A fundamental design flaw in the current human organism is a lack of sufficient protection for our most crucial organs, the cradles of intelligence and personality — the brain and spinal cord. Thanks to improvements in workplace safety, enforcement of drunk driving laws, and buckle-up campaigns, death due to injuries of the head and spinal cord have decreased throughout the last few decades, but many of us can name friends or family who were killed or permanently disabled by a traumatic head injury. The 5th leading cause of death, unintentional injuries, often involves fatal injuries to the head or spinal cord.
As the recent death of the actress Natasha Richardson demonstrates, “minor” head injuries can be fatal too.
According to the Franklin Institute:
Every 15 seconds, someone in the United States suffers a traumatic brain injury. Of the 1,000,000 people treated in hospital emergency rooms each year, 50,000 die and 80,000 become permanently disabled because of traumatic brain injury (TBI). This is higher than the combined incidence of Alzheimer’s disease, Parkinson’s disease, and multiple sclerosis.
Brain injuries occur more frequently than breast cancer or AIDS. One out of every fifty Americans is currently living with disabilities from TBI. There’s even an association between head injury and Alzheimer’s disease later in life.

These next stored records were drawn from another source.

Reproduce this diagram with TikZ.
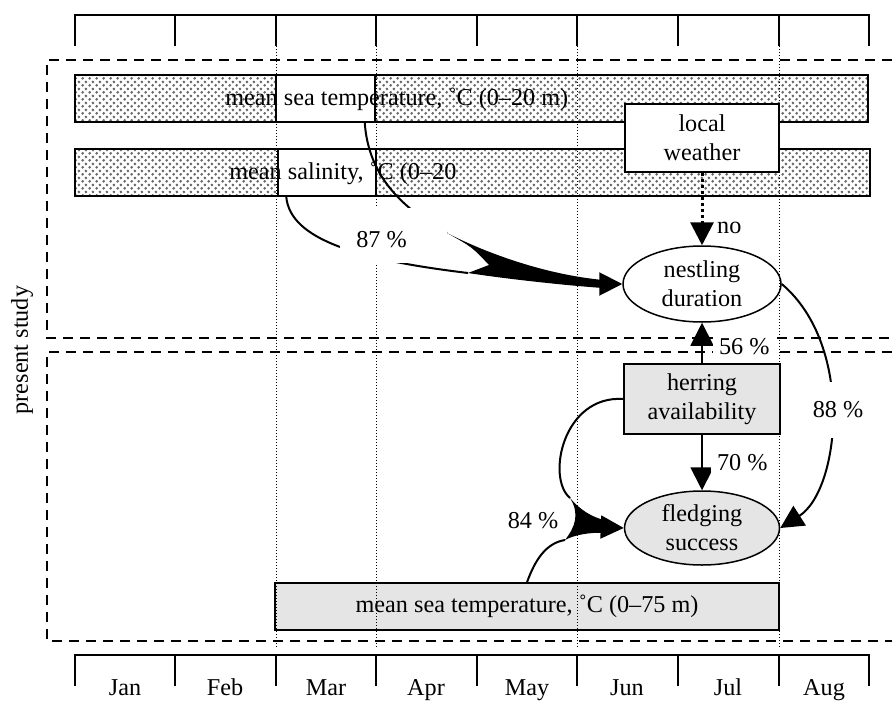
\documentclass[tikz,border=0pt]{standalone}
\usepackage{fontspec}
\setmainfont{Liberation Serif}
\usetikzlibrary{shapes.geometric, patterns, arrows.meta}

\pgfdeclarepatternformonly{seadots}{\pgfpointorigin}{\pgfqpoint{3.4pt}{3.4pt}}{\pgfqpoint{3.4pt}{3.4pt}}{%
  \pgfpathcircle{\pgfqpoint{0.85pt}{0.85pt}}{0.75pt}%
  \pgfpathcircle{\pgfqpoint{2.55pt}{2.55pt}}{0.75pt}%
  \pgfusepath{fill}}

\tikzset{
  txt/.style={font=\fontsize{12.1}{14.5}\selectfont},
  box/.style={draw, line width=0.75pt, txt, align=center, inner sep=0pt},
  oval/.style={box, ellipse, minimum width=79pt, minimum height=38pt},
  seriesbar/.style={draw, line width=0.75pt, pattern=seadots, pattern color=black!60},
  guide/.style={line width=0.5pt, dash pattern=on 0.5pt off 1pt},
  month/.style={line width=0.75pt},
  studyframe/.style={line width=1pt, dash pattern=on 5pt off 3.5pt},
  link/.style={line width=1pt},
  arr/.style={link, -{Triangle[length=11.5pt, width=11.5pt]}},
  pct/.style={txt, fill=white, inner sep=3pt},
}

\begin{document}
\begin{tikzpicture}[x=0.5pt, y=-0.5pt]
  \useasboundingbox (0,0) rectangle (892,700);

  % Month scales (top and bottom)
  \draw[month] (75,46) -- (75,15) -- (869,15) -- (869,46);
  \draw[month] (75,686) -- (75,655) -- (869,655) -- (869,686);
  \foreach \x in {175,276,376,477,577,678,779} {
    \draw[month] (\x,15) -- (\x,46);
    \draw[month] (\x,655) -- (\x,686);
  }
  \foreach \m/\x in {Jan/125, Feb/225, Mar/326, Apr/426, May/527, Jun/627, Jul/728, Aug/824}
    \node[txt, anchor=base] (mon\m) at (\x,695) {\m};

  % Study frames
  \draw[studyframe] (892,60) -- (47,60) -- (47,338) -- (892,338);
  \draw[studyframe] (892,352) -- (47,352) -- (47,641) -- (892,641);
  \node[txt, rotate=90] (study) at (22,350) {present study};

  % Shaded series (0-20 m)
  \draw[seriesbar] (75,75) rectangle (868,122);
  \draw[seriesbar] (75,149) rectangle (870,196);
  \node[box, fill=white, minimum width=49.5pt, minimum height=23.5pt] (tempbox) at (325.5,98.5) {};
  \node[box, fill=white, minimum width=49pt, minimum height=23.5pt] (salbox) at (327,172.5) {};
  \node[txt, anchor=base west, inner sep=0pt] (templbl) at (225,106) {mean sea temperature, ˚C (0–20 m)};
  \node[txt, anchor=base west, inner sep=0pt] (sallbl) at (229,180) {mean salinity, ˚C (0–20};

  % Factors and responses
  \node[box, fill=white, minimum width=77pt, minimum height=34pt] (weather) at (702,138) {local\\weather};
  \node[oval, fill=white] (nd) at (702,284) {nestling\\duration};
  \node[box, fill=black!10, minimum width=78pt, minimum height=35pt] (hr) at (702,399) {herring\\availability};
  \node[oval, fill=black!10, minimum width=77.5pt, minimum height=37pt] (fs) at (702,528) {fledging\\success};
  \node[box, fill=black!10, minimum width=252pt, minimum height=23.5pt] (deep) at (527,606.5) {mean sea temperature, ˚C (0–75 m)};

  % Month guides
  \foreach \x in {276,376,577,779}
    \draw[guide] (\x,46) -- (\x,648);

  % Direct links
  \draw[arr, line width=1.5pt, dash pattern=on 1.5pt off 1.5pt] (weather) -- node[txt, pos=0.76, right=3.5pt] (lblno) {no} (nd);
  \draw[arr] (hr) -- node[pct, pos=0.4, right=5pt] (lbl56) {56 \%} (nd);
  \draw[arr] (hr) -- node[pct, pos=0.5, right=4pt] (lbl70) {70 \%} (fs);

  % Surface series merging into nestling duration
  \coordinate (bend87) at (447,233);
  \coordinate (fork87) at (468,273);
  \coordinate (tail87) at (600,284);
  \draw[link] ([xshift=4.5pt]salbox.south west) .. controls (290,240) and (360,260) .. (fork87);
  \draw[link] ([xshift=-5.5pt]tempbox.south east) .. controls (368,170) and (395,205) .. (bend87);
  \fill (bend87) .. controls (480,250) and (540,274) .. (603,280) -- (603,288)
    .. controls (560,285) and (500,278) .. (fork87) -- (489,265) .. controls (472,247) .. (bend87) -- cycle;
  \draw[arr] (tail87) -- (nd.west);
  \node[fill=white, minimum width=53.5pt, minimum height=27.5pt] (gap87) at (393.5,235.5) {};
  \node[txt] (lbl87) at (381.5,240) {87 \%};

  % Herring and deep temperature merging into fledging success
  \coordinate (bend84) at (570,498);
  \coordinate (fork84) at (565,540);
  \coordinate (tail84) at (600,527);
  \draw[link] (hr.west) .. controls (563,395) and (546,478) .. (bend84);
  \draw[link] (deep.north) .. controls (535,560) and (546,543) .. (fork84);
  \fill (bend84) .. controls (580,510) and (592,517) .. (604,520) -- (604,533)
    .. controls (590,532) and (574,535) .. (fork84) .. controls (575,527) and (580,514) .. (bend84) -- cycle;
  \draw[arr] (tail84) -- (fs.west);
  \node[txt] (lbl84) at (533,521) {84 \%};

  % Nestling duration to fledging success
  \draw[arr] (nd.east) .. controls (855,346) and (840,490) .. (fs.east);
  \node[pct, inner ysep=9.7pt] (lbl88) at (838,410) {88 \%};
\end{tikzpicture}
\end{document}
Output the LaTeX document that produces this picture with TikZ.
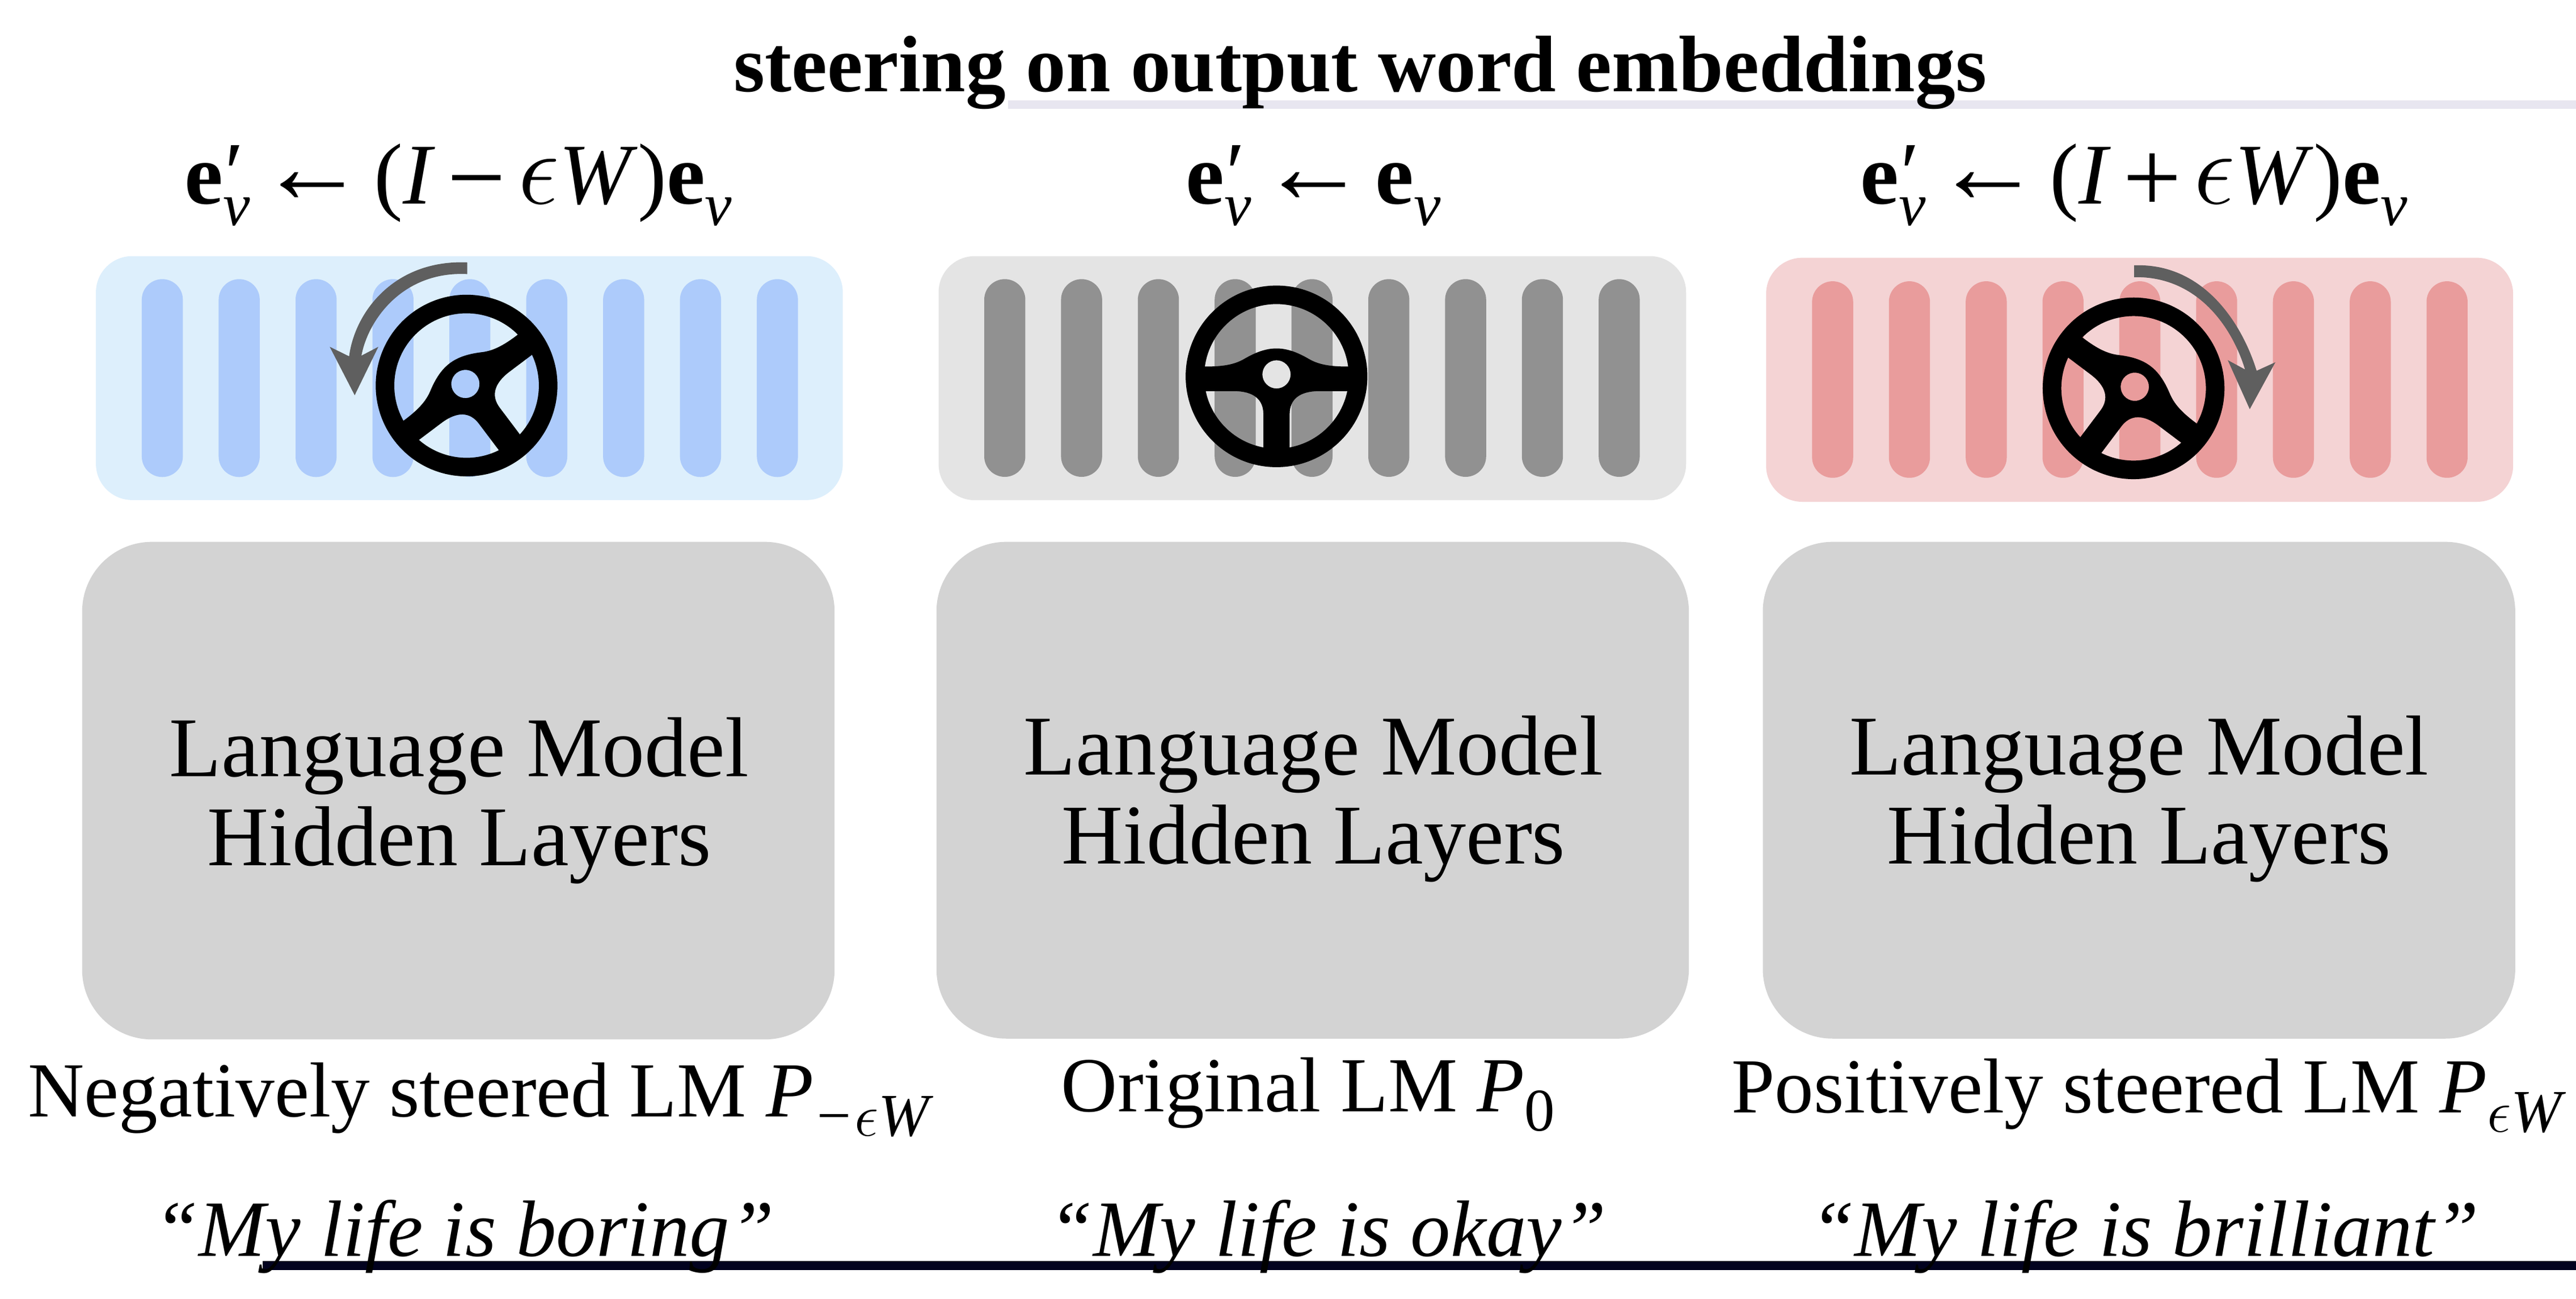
\documentclass[tikz,border=0pt]{standalone}
\usepackage{fix-cm}
\usepackage{graphicx}
\usepackage{fontspec}
\setmainfont{Liberation Serif}
\definecolor{gbox}{HTML}{E4E4E4}\definecolor{gbar}{HTML}{919191}
\definecolor{bbox}{HTML}{DDEFFC}\definecolor{bbar}{HTML}{ADCBFB}
\definecolor{rbox}{HTML}{F4D3D4}\definecolor{rbar}{HTML}{E99C9C}
\definecolor{lmbox}{HTML}{D3D3D3}\definecolor{arrowgray}{HTML}{5F5F5F}
\definecolor{topline}{HTML}{E8E6F0}\definecolor{botline}{HTML}{02021F}
\newcommand{\bodyfs}{\fontsize{29.5}{33}\selectfont}
\newcommand{\capfs}{\fontsize{27}{31}\selectfont}
\newcommand{\quotefs}{\fontsize{27.7}{31}\selectfont}
\newcommand{\eqfs}{\fontsize{30}{34}\selectfont}
\newcommand{\subfs}{\fontsize{21}{23}\selectfont}
\newcommand{\lowsub}[1]{\raisebox{-.25em}{\subfs\itshape #1}}
\newcommand{\evec}{\textbf{e}\lowsub{v}}
\newcommand{\evecp}{\textbf{e}\rlap{\raisebox{.02em}{\hspace{.02em}′}}\lowsub{v}}
\newcommand{\larr}{\hspace{.1em}\raisebox{.01em}{\fontsize{37}{40}\selectfont ←}\hspace{.1em}}
\newcommand{\eps}{\scalebox{1.2}{$\epsilon$}}
\newcommand{\subeps}{$\epsilon$}
\newcommand{\tightgap}{\hspace{.14em}}
\newcommand{\opsym}[1]{\raisebox{-.1em}{\fontsize{36}{36}\selectfont #1}}
\newcommand{\steerwheel}[3]{%
  \begin{scope}[shift={(#1,#2)},x=0.02cm,y=0.02cm,rotate=#3]
    \fill[black,even odd rule] (0,0) circle[radius=55.3] (0,0) circle[radius=44];
    \fill[black,even odd rule]
      (-49,6) -- (-42,6) .. controls (-30,6) and (-24,8) .. (-19,11)
      .. controls (-12,15) and (-6,17) .. (0,17)
      .. controls (6,17) and (12,15) .. (19,11)
      .. controls (24,8) and (30,6) .. (42,6) -- (49,6) -- (49,-9)
      -- (26,-9) .. controls (14,-9) and (8,-14) .. (8,-23) -- (8,-49) -- (-8,-49) -- (-8,-23)
      .. controls (-8,-14) and (-14,-9) .. (-26,-9) -- (-49,-9) -- cycle
      (0,1.2) circle[radius=8.6];
  \end{scope}}
\tikzset{
  txt/.style={inner sep=0,outer sep=0,font=\bodyfs,anchor=base},
  captxt/.style={txt,font=\capfs,anchor=base west},
  quotetxt/.style={txt,font=\quotefs\itshape},
  eqtxt/.style={txt,font=\eqfs},
  panel/.style={rounded corners=0.44cm},
  barshape/.style={rounded corners=0.25cm},
  modelbox/.style={fill=lmbox,rounded corners=0.85cm}
}
\begin{document}
\begin{tikzpicture}[x=0.02cm,y=-0.02cm]
\useasboundingbox (0,0) rectangle (1568,791.06);
\fill[white] (0,0) rectangle (1568,791.06);
% rules
\fill[topline] (613.6,61) rectangle (1568,66.2);
\fill[botline] (160,768) rectangle (1568,773.5);
% title
\node[txt,font=\fontsize{27.8}{32}\selectfont\bfseries] (title) at (828,55.8) {steering on output word embeddings};
% equations
\node[eqtxt] (eqa) at (279,124) {\evecp\larr(\textit{I}\tightgap\opsym{−}\tightgap\eps\textit{W})\evec};
\node[eqtxt] (eqb) at (799.5,124) {\evecp\larr\evec};
\node[eqtxt] (eqc) at (1299,124) {\evecp\larr(\textit{I}\tightgap\opsym{+}\tightgap\eps\textit{W})\evec};
% steering panels
\fill[bbox,panel] (58.4,156) rectangle (513,304.5);
\foreach \n in {0,...,8}{\fill[bbar,barshape] ({98.8+46.8*\n-12.5},170) rectangle ({98.8+46.8*\n+12.5},290.5);}
\fill[gbox,panel] (571.3,156) rectangle (1026.3,304.6);
\foreach \n in {0,...,8}{\fill[gbar,barshape] ({611.6+46.75*\n-12.5},170) rectangle ({611.6+46.75*\n+12.5},290.4);}
\fill[rbox,panel] (1075,157) rectangle (1529.7,305.6);
\foreach \n in {0,...,8}{\fill[rbar,barshape] ({1115.5+46.75*\n-12.5},171.3) rectangle ({1115.5+46.75*\n+12.5},291);}
% wheels
\steerwheel{284}{234.8}{37}
\steerwheel{777}{229.2}{0}
\steerwheel{1298.7}{236.5}{-37}
% rotation arrows
\fill[arrowgray] (284.4,159.8) .. controls (240,158) and (216,190) .. (212.5,217)
  -- (200.7,211.2) -- (215.9,240.7) -- (230.3,211.2) -- (220,216.6)
  .. controls (224,195) and (245,165) .. (284.4,166.9) -- cycle;
\fill[arrowgray] (1299,161.6) .. controls (1340,160) and (1364,195) .. (1373.6,225.8)
  -- (1385,220.6) -- (1369.4,249.2) -- (1356,219.3) -- (1366.5,225)
  .. controls (1359,200) and (1338,168) .. (1299,168.8) -- cycle;
% language model boxes
\fill[modelbox] (50,330) rectangle (508,633);
\fill[modelbox] (570,330) rectangle (1028,632.5);
\fill[modelbox] (1073,330) rectangle (1531,632.5);
\node[txt] (lma1) at (279.5,473) {Language Model};
\node[txt] (lma2) at (279.5,527) {Hidden Layers};
\node[txt] (lmb1) at (799.5,472) {Language Model};
\node[txt] (lmb2) at (799.5,526) {Hidden Layers};
\node[txt] (lmc1) at (1302,472) {Language Model};
\node[txt] (lmc2) at (1302,526) {Hidden Layers};
% captions
\node[captxt] (capa) at (17,680) {Negatively steered LM \textit{P}\lowsub{−\subeps W}};
\node[captxt] (capb) at (646,677) {Original LM \textit{P}\lowsub{\upshape 0}};
\node[captxt] (capc) at (1054,677.5) {Positively steered LM \textit{P}\lowsub{\subeps W}};
% samples
\node[quotetxt] (sa) at (282.5,765) {“My life is boring”};
\node[quotetxt] (sb) at (808,765) {“My life is okay”};
\node[quotetxt] (sc) at (1305.5,765) {“My life is brilliant”};
\end{tikzpicture}
\end{document}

Therefore, a call to develop implants to protect the brain and spinal cord from injury seems justified, even if the present technology is not perfect. Our present protection, which consists primarily of calcium hydroxylapatite, is just 6.5 mm thick in men (on average) and 7.1 mm thick in women. While it has some flexibility due to embedded collagen, the skull is essentially brittle, which, while enhancing its strength, makes it susceptible to catastrophic failure in an accident. If our skulls were just slightly thicker or stronger, how many lives would be saved? No one knows.
The most obvious proposal would be to try to find out some way (even if it takes decades) to replace the skull with a fullerene composite, which would be lightweight, over 100 times stronger than bone, and could probably be made biocompatible. What is the current state of the art in the field?
Hydroxylapatite ceramic skull plates have already been used by brain surgeons to patch holes in the brain caused by traumatic injury. These can be precisely shaped to fit the hole in the skull. These ceramic skull plates are entirely artificial, but “are characterized by an excellent biocompatibility and biostability resulting in bony fusion”, because they’re made of pretty much the same molecules as the bone itself. It is important to note that the fine-grained structure of these ceramic plates is entirely different than that of true bone, but they still are completely biocompatible. This indicates the (possibly obvious) fact that chemical composition for these implants is the crucial aspect for biocompatibility, not physical structure.
Present-day neurosurgery is at a primitive stage, so the risk of paralysis, brain damage, infection, psychosis, or death is ever-present. Looking around, it seems like the overall complication rate is between 3% and 5%, but some new techniques for minimally invasive neurosurgery have complication rates as low as 1%. This is still unacceptably high for the purposes of enhancement, but the point is that the technology is improving. Handing the surgical tasks from human to robotic hands, as is becoming the standard in surgical removal of the prostate with the Da Vinci Surgical System, will help vastly lower complication rates. While complications rates for direct surgery by human hands can only be brought so low, the use of surgical precision machines potentially offers an almost unlimited domain for improvement.
I would argue that a complication rate of 1/3000 (0.033%) ought to be considered acceptable for approval of this technology. 1/3000 is roughly the annual probability that you will suffer a traumatic brain injury if you live in the United States. So, you’d be taking roughly the same chance you otherwise would in a typical year, except a successful operation would vastly lower the probability of traumatic head injury in all subsequent years. If we have such advanced surgical technology, it would be a good bet that we’d also have the technology to entirely prevent formation of scars, though that is just speculation.
Ultimately, many individuals would want to replace their entire skull with a stronger composite material, but conventional surgery might not work in this instance. More futuristically and speculatively, we might use biocompatible microbots (not nanobots!) to incrementally drill through bone, ship out the debris, and replace it with a matrix of a stronger material. This is less crazy than it sounds, as MEMS have already been in use within the body for over a decade and the area of implantable MEMS is a huge field. Swarm and cooperative robotics are also areas that have received substantial attention over the last couple decades — these fields will merge with bioMEMS to produce useful physiological sculptors at the cell-sized scale.
I also point out this area of enhancement because it seems unequivocably beneficial — as long as the complications rate is very low, who would protest against having a better-protected cranium? You might argue that we’re hard-headed enough as it is, but in my vision of the future, we’ll take that tendency to a new level.